Effective Feb. 1, 2014 – 30 years to the day he took office – David Stern will officially retire as commissioner of the National Basketball Association leaving current Deputy Commissioner Adam Silver as his successor.
The announcement was made at the NBA Board of Governors meeting on Wednesday and was announced by Stern via a press conference. Coming not as a shocking surprise, Stern’s decision to step away from basketball has been hinted for several years, including aggressive requests by fans and media members alike for unpopular decisions (i.e. the Chris Paul to the Lakers thing that wasn’t). Of his decision, Stern reflected, “I don’t know what else to say other than to recite what I told the owners yesterday in executive session. I told them that it’s been a great run, it will continue for another 15 months, that the league is in, I think, terrific condition.”
For the most part, he’s right. Much can be said about the flopping mandate, the age limit rule, the most worthless lockout maybe ever, the technical foul holy war in recent years and the aggregating of multiple superstars on only a handful of teams. All remain legitimate concerns in a myriad of ways, but the negatives fail to outweigh what he’s brought to the game both financially and culturally. He’s been the driving force in spreading the league’s influence far behind American borders, opening doors with fruitful relations as far west as China. And before Stern, the league wasn’t exactly the greatest marketed business venture in the world.

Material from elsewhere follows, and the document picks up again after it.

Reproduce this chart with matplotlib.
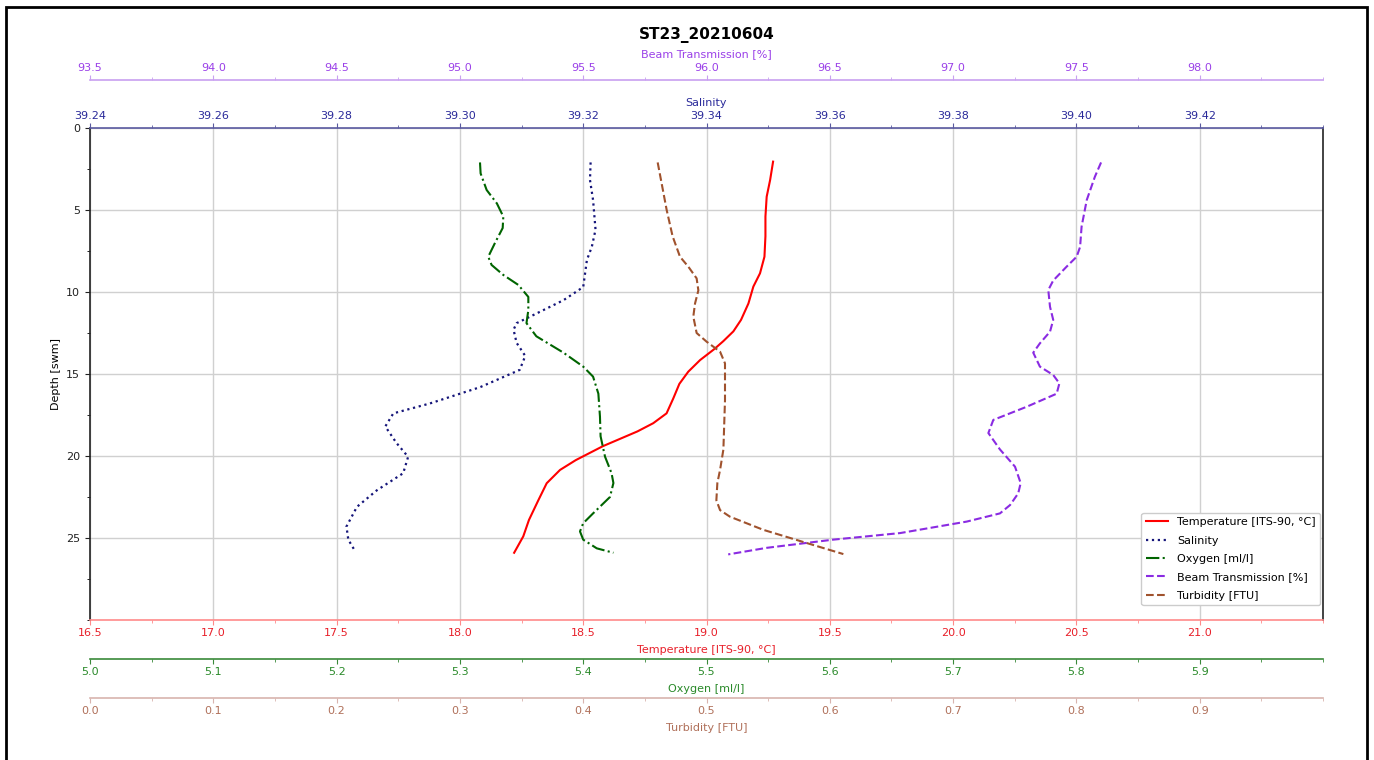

Following Feb. 1, 1984, the NBA – thanks in part to Stern deciding to market the budding rivalry between Magic Johnson and Larry Bird along with arrival of Michael Jordan and a host of other good fortunes – began to explode and shed the stereotype of it being overran by athletic Black guys who just so happened to tickle their fancy in booger sugar (coke). And from there, the NBA and its popularity never looked back.
Stern’s ability to market personalities has made pop culture icons, thus in turn resulting in billions of dollars of revenue. The arrival of lucrative TV contracts for the NBA fell under his regime. And never underestimate Stern leaves Silver with influx of freakishly awesome talent since the ’80s and possibly the most anticipated draft class in recent memory.
So, sure, ridicule and call Stern whatever name in the book because there’s a good chance he deserves it. There’s also a good chance he’d laugh it off anyway. But when done handing out shade, cap it off with at least an ounce of respect. Positions of power never came with 100% approval rates anyway.